Pastor John McMartin with Pastor Carol McMartin

The long-time lead pastor at the multi-campus Inspire church, John McMartin has been sentenced to an intensive corrections order with 120 hours of community service. A breach of the order could land him in prison with a 16 months sentence hanging over his head.

Pastor John McMartin was found guilty of assault with an act of indecency and common assault in December last year.

The charges relate to an event in 2013 when McMartin invited his 19-year-old personal assistant to his home in Pleasure Point, because he was too drunk to pick up his wife from the airport. The Police evidence before the court was that McMartin put his hands down the young woman’s pants, and squeezed her breasts,  kissing her neck and rubbing her stomach and leg.

A defence submission at an earlier hearing was that Pastor McMartin admitted to giving the complainant an “inappropriate” massage on a night he was meant to pick his wife up from the airport. But he had been drinking too much and “opportunistically” interacted with a young woman he asked over to his house to pick up his wife. But the court did not accept a the defence submission that there was reasonable doubt that “he touched her in the places alleged.”

“After the assault, I felt uncomfortable, ashamed, betrayed,” said a Victim’s Impact Statement read to the Campbelltown Local Court on behalf of the complainant. “I was told everything was okay because he did not rape me.

“I held on to this narrative without realising the difficulties it would cause over the next few years.

“My mental health crumbled. I ultimately lost my passion for living…

“After the assault, I lost my passion for working, the church, my life.”

“After the assault, I felt my identity was taken away.”

The complainant described how she was “forced to continue life as though nothing had happened.”

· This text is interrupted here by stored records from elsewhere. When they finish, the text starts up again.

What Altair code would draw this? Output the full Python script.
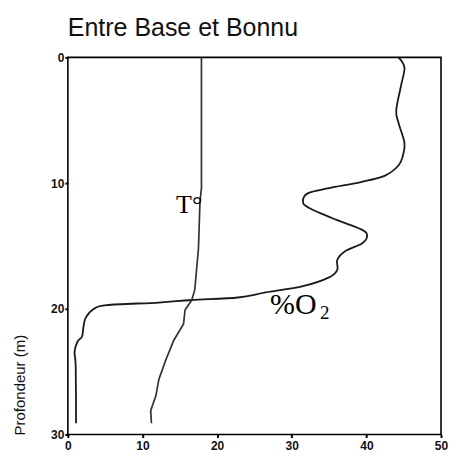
import altair as alt
import pandas as pd

# Oxygen saturation profile (%O2) vs depth (m)
o2_depth = [0, 0.8, 2.1, 4.2, 5.2, 6.8, 7.8, 8.6, 9.4, 9.9, 10.4, 10.8, 11.5, 12.0,
            12.9, 13.7, 14.2, 14.8, 15.4, 16.1, 16.9, 17.5, 18.2, 18.7, 19.1, 19.3,
            19.5, 19.7, 20.0, 20.7, 21.4, 22.2, 22.6, 23.4, 24.6, 29.1]
o2_value = [44.3, 45.1, 44.7, 44.0, 44.3, 45.1, 44.9, 44.3, 42.5, 39.4, 35.0, 32.2, 31.5, 32.4,
            35.9, 39.4, 40.1, 39.4, 37.2, 36.1, 36.1, 35.0, 31.5, 26.5, 22.8, 16.6,
            12.2, 5.2, 3.5, 2.4, 2.1, 1.9, 1.3, 0.9, 1.05, 1.1]

# Temperature profile (°C) vs depth (m)
t_depth = [0, 10.4, 11.5, 15.2, 18.5, 19.3, 20.1, 21.2, 22.5, 24.1, 25.6, 26.9, 28.1, 29.1]
t_value = [17.9, 17.9, 17.7, 17.5, 17.0, 16.6, 15.7, 15.5, 14.2, 13.1, 12.2, 11.8, 11.1, 11.2]

# Annotations
label_text = ["T°", "%O", "2"]
label_x = [14.5, 27.1, 33.8]
label_depth = [12.4, 20.4, 20.8]
label_size = [26, 30, 19]

x_ticks = [0, 10, 20, 30, 40, 50]
y_ticks = [0, 10, 20, 30]

o2_df = pd.DataFrame({"depth": o2_depth, "value": o2_value, "idx": range(len(o2_depth))})
t_df = pd.DataFrame({"depth": t_depth, "value": t_value, "idx": range(len(t_depth))})
lab_df = pd.DataFrame({"text": label_text, "x": label_x, "depth": label_depth, "size": label_size})

x_scale = alt.Scale(domain=[0, 50], nice=False, zero=False)
y_scale = alt.Scale(domain=[0, 30], nice=False, reverse=True)

x_axis = alt.Axis(values=x_ticks, title=None, grid=False, domain=False, tickSize=3,
                  tickWidth=2, tickColor="black", labelFont="Liberation Sans",
                  labelFontSize=12, labelFontWeight="bold", labelColor="#111",
                  labelPadding=3, labelFlush=False)
y_axis = alt.Axis(values=y_ticks, title="Profondeur (m)", grid=False, domain=False,
                  tickSize=3, tickWidth=2, tickColor="black", labelFont="Liberation Sans",
                  labelFontSize=12, labelFontWeight="bold", labelColor="#111",
                  labelPadding=1, labelFlush=False,
                  titleFont="Liberation Sans", titleFontSize=15, titleFontWeight="normal",
                  titleColor="#111", titleAngle=270, titleX=-48, titleY=328,
                  titleAlign="center", titleBaseline="middle")

o2_line = alt.Chart(o2_df).mark_line(color="#1a1a1a", strokeWidth=1.8, interpolate="cardinal").encode(
    x=alt.X("value:Q", scale=x_scale, axis=x_axis),
    y=alt.Y("depth:Q", scale=y_scale, axis=y_axis),
    order="idx:Q",
)

t_line = alt.Chart(t_df).mark_line(color="#333333", strokeWidth=1.7).encode(
    x=alt.X("value:Q", scale=x_scale),
    y=alt.Y("depth:Q", scale=y_scale),
    order="idx:Q",
)

labels = alt.Chart(lab_df).mark_text(font="Liberation Serif", align="left",
                                     baseline="alphabetic", color="black").encode(
    x=alt.X("x:Q", scale=x_scale),
    y=alt.Y("depth:Q", scale=y_scale),
    text="text:N",
    size=alt.Size("size:Q", scale=None, legend=None),
)

chart = alt.layer(o2_line, t_line, labels).properties(
    width=374,
    height=378,
    padding={"left": 5, "top": 8, "right": 0, "bottom": 0},
    title=alt.TitleParams("Entre Base et Bonnu", anchor="start", frame="group",
                          font="Liberation Sans", fontSize=25, fontWeight="normal",
                          color="#111", baseline="alphabetic", offset=-10),
).configure_view(stroke="black", strokeWidth=1.6)

chart.save("out.html", embed_options={"renderer": "svg", "actions": False})
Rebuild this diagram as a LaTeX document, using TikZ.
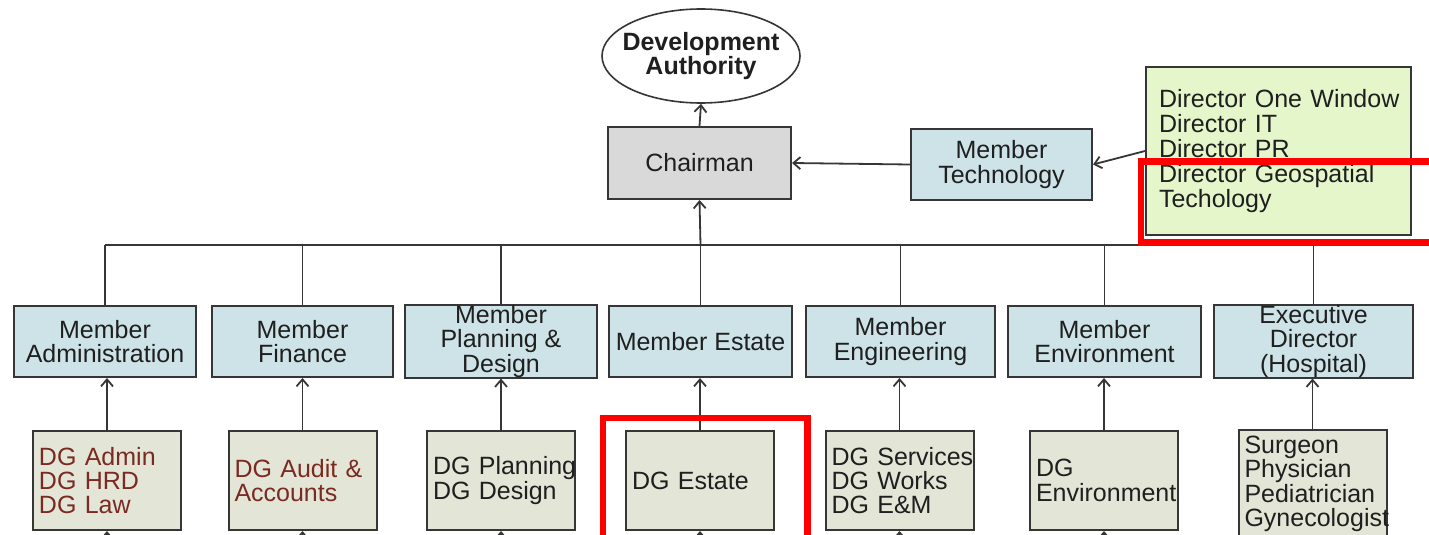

She described dark times, including suicidal thoughts. But “when I committed to therapy in 2018 I was able to face the truth. The assault was wrong. It was a big deal. Through therapy, I was able to begin the journey to healing.” She thanked the magistrate for hearing her.

In sentencing, the age difference between the complainant and McMartin, 19 years old and 58 years, and the abuse of trust because of his position as pastor of the church that was the centre of her and her family’s life were taken into account.

Referring to a defence submission, Magistrate Peter Thompson noted that in terms of “extra-curial punishment” (publicity). “I can only take a personal blog into account to a limited extent,” a likely reference to The Other Cheek.

McMaster’s demenour changed noticebly in court during the hearing. Looking tense and worried, he relaxed when the magistrate questioned the police about whther their submissions ruled out an Intensive Corrections Order – the alternative to prison. When the hearing finished a smile crossed his face as he left the courtroom.

The sentencing hearing completed a series of humiliating court appearances for MacMartin, a former NSW state president of the Australian Christian Churches denomination. He had been the lead pastor of Inspire Church for decades, regarded as the complainant noted in her Victim’s Impact Statement as “annointed by God and almost worshipped.”

In a devastating afternoon, during the week before his guilty verdict was delivered, John McMartin’s evidence at the Brian Houston trial was shown to be false.

In that trial, of Brian Houston on a charge of concealing his father Frank Houston’s sexual abuse lof a child, McMartin had denied receiving letters from another witness, Pastor Barbara Taylor. Taylors letters receiving were found at McMartin’s church after an urgent subpoena was granted.

The letters incident undermined McMartin’s credibility at the Brian Houston trial, giving weight to Barbara Taylor’s timeline that Houston only became aware of his father Frank Houston’s pedophilia in 1999.

Other testimony in the Houston trial showed that Mc Martin’s Inspire Church had been planted by Brian Houston who then invited McMartin, a Bible College classmate of Houston’s to come from New Zealand and take on the church.